Открывалась сцена пира у богача Манассе — гости располагались на открытой веранде с мраморной лестницей. Вышколенные слуги разносили вина (разливали их в пресловутые «музейные» кубки), блюда с фруктами, кавалеры галантно склонялись к дамам в тяжелых платьях. Внезапно в смех и веселые речи врывались звуки «шойфера» — бараньего рога, в который трубил служка, возвещая о прибытии раввина. На лестнице появлялась столь неуместная на празднестве группа служителей синагоги (разнообразные характерные гримы, точные костюмы) — и раввин монотонно-торжественно читал проклятие Уриэлю Акосте, отступившему от древних канонов иудаизма. Так же медленно священнослужители удалялись, а за ними разбегались испуганные гости, красавицы дамы, всхлипывая, причитали «О горе, горе!»; радостно-беззаботная толпа становилась смятенной толпой.

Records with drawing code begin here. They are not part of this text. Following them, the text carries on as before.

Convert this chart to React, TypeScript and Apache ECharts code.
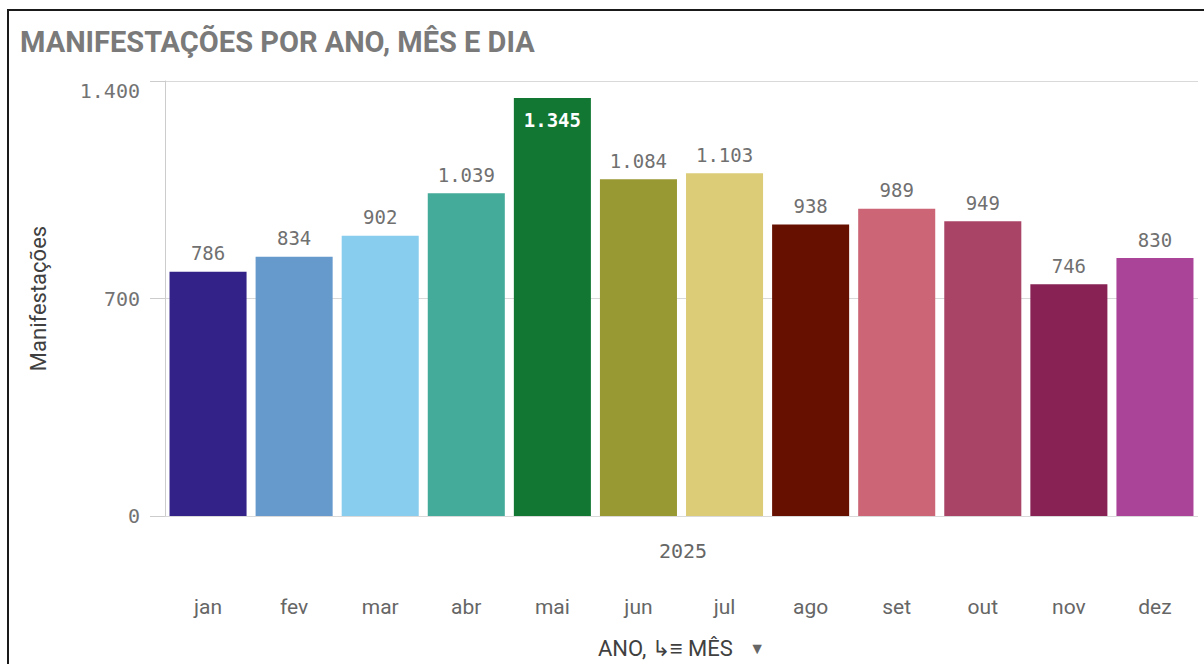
import React, { useEffect, useRef } from "react";
import * as echarts from "echarts";

const months = ["jan", "fev", "mar", "abr", "mai", "jun", "jul", "ago", "set", "out", "nov", "dez"];
const values = [786, 834, 902, 1039, 1345, 1084, 1103, 938, 989, 949, 746, 830];
const barColors = ["#332288", "#6699cc", "#88ccee", "#44aa99", "#117733", "#999933", "#ddcc77", "#661100", "#cc6677", "#aa4466", "#882255", "#aa4499"];
const yTicks = [0, 700, 1400];
const yearLabel = "2025";
const titleText = "MANIFESTAÇÕES POR ANO, MÊS E DIA";
const yAxisTitle = "Manifestações";

const fmt = (v: number) => String(v).replace(/\B(?=(\d{3})+(?!\d))/g, ".");

export default function App() {
  const ref = useRef<HTMLDivElement>(null);
  useEffect(() => {
    const chart = echarts.init(ref.current!, null, { renderer: "svg" });
    const mono = "'DejaVu Sans Mono', monospace";
    const sans = "Roboto, sans-serif";
    const yMax = yTicks[yTicks.length - 1];
    chart.setOption({
      animation: false,
      backgroundColor: "#ffffff",
      grid: { left: 165, right: 6, top: 81, bottom: 145, containLabel: false },
      graphic: [
        {
          type: "rect",
          shape: { x: 8, y: 10, width: 1400, height: 800 },
          style: { fill: "none", stroke: "#1a1a1a", lineWidth: 2 },
          silent: true,
        },
        {
          type: "text",
          x: 20,
          y: 42,
          style: {
            text: titleText,
            font: `bold 29px ${sans}`,
            fill: "#7a7a7a",
            verticalAlign: "middle",
          },
        },
        {
          type: "text",
          x: 683,
          y: 551,
          style: {
            text: yearLabel,
            font: `20px ${mono}`,
            fill: "#666666",
            align: "center",
            verticalAlign: "middle",
          },
        },
      ],
      xAxis: {
        type: "category",
        data: months,
        axisLine: { show: false },
        axisTick: { show: false },
        axisLabel: { margin: 80, fontFamily: sans, fontSize: 21, color: "#666666" },
        name: "ANO, ↳≡ MÊS   {a|▼}",
        nameLocation: "middle",
        nameGap: 121,
        nameTextStyle: {
          fontFamily: sans,
          fontSize: 22,
          color: "#404040",
          verticalAlign: "top",
          rich: { a: { fontSize: 16, color: "#666666", fontFamily: sans } },
        },
      },
      yAxis: {
        type: "value",
        min: 0,
        max: yMax,
        interval: yTicks[1] - yTicks[0],
        axisLine: { show: true, lineStyle: { color: "#cccccc", width: 1 } },
        axisTick: { show: true, length: 15, lineStyle: { color: "#cccccc" } },
        splitLine: { show: true, lineStyle: { color: "#d9d9d9", width: 1 } },
        axisLabel: {
          margin: 25,
          fontFamily: mono,
          fontSize: 20,
          color: "#737373",
          formatter: (v: number) => fmt(v),
          verticalAlignMaxLabel: "top",
        },
        name: yAxisTitle,
        nameLocation: "middle",
        nameGap: 116,
        nameRotate: 90,
        nameTextStyle: { fontFamily: sans, fontSize: 22, color: "#404040" },
      },
      series: [
        {
          type: "bar",
          barCategoryGap: "10.5%",
          data: values.map((v, i) => {
            const inside = v / yMax > 0.93;
            return {
              value: v,
              itemStyle: { color: barColors[i] },
              label: inside
                ? { position: "insideTop", distance: 12, color: "#ffffff", fontWeight: "bold" }
                : undefined,
            };
          }),
          label: {
            show: true,
            position: "top",
            distance: 9,
            fontFamily: mono,
            fontSize: 19,
            color: "#707070",
            formatter: (p: any) => fmt(p.value),
          },
        },
      ],
    });
    return () => chart.dispose();
  }, []);
  return (
    <div
      ref={ref}
      style={{ position: "fixed", left: 0, top: 0, width: 1204, height: 664 }}
    />
  );
}
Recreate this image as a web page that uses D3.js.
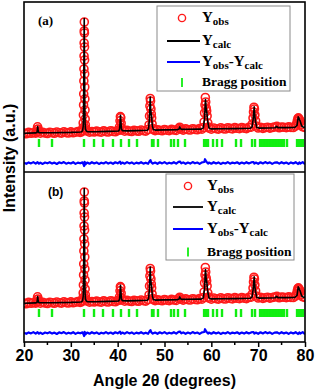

Конфликт приобретал истинно эпический характер; непосредственно на сцене, перед глазами потрясенных зрителей противоборствовали Акоста — человек, поднявшийся над своим временем и своей средой, и сама эта среда, сильная общностью, единым устремлением к сохранению тех устоев жизни и веры, которые так опасно колеблет еретик.
В этом спектакле красива и трогательна была Юдифь — Мария Федоровна Андреева в бархатном платье, в белом кружевном воротнике, с жемчужными нитями, перевивавшими волнистые волосы; величественно спокоен был старец Бен-Акиба, надменно спокоен богач Манассе, но истинно противостояли друг другу две силы — Уриэль Акоста, человек великого свободного разума, и разъяренная толпа, объединенная верой в свои законы, в свою древнюю религию.
Все безысходнее, все безнадежнее для Акосты становилось это противоборство. В сцене синагоги, где горели семисвечники, где у аналоя еретик должен был произнести отречение от своих заблуждений, толпа жила полным единством веры и недоверием к отступнику, хотя бы и кающемуся. А когда Уриэль неожиданно для всех отрекался от своего покаяния, люди превращались в фанатиков, которые сейчас разорвут дважды отступника. Вопили, выли за сценой люди, превратившиеся в зверей, — Акоста в белой одежде бежал прямо к рампе, к зрителям, словно надеясь у них найти спасение, а за ним гнались обезумевшие юноши-фанатики, почтенные торговцы и банкиры, старики в талесах, которые они разрывали в отчаянии и гневе. У самой рампы Акоста резко поворачивался к толпе — и она так же резко останавливалась, умолкала, словно испугавшись его взгляда, — передние ряды пятились назад, задние напирали, теснили, рвались вперед, и скрюченная старческая рука, поднявшаяся над головами, тянулась к одинокому человеку в белом.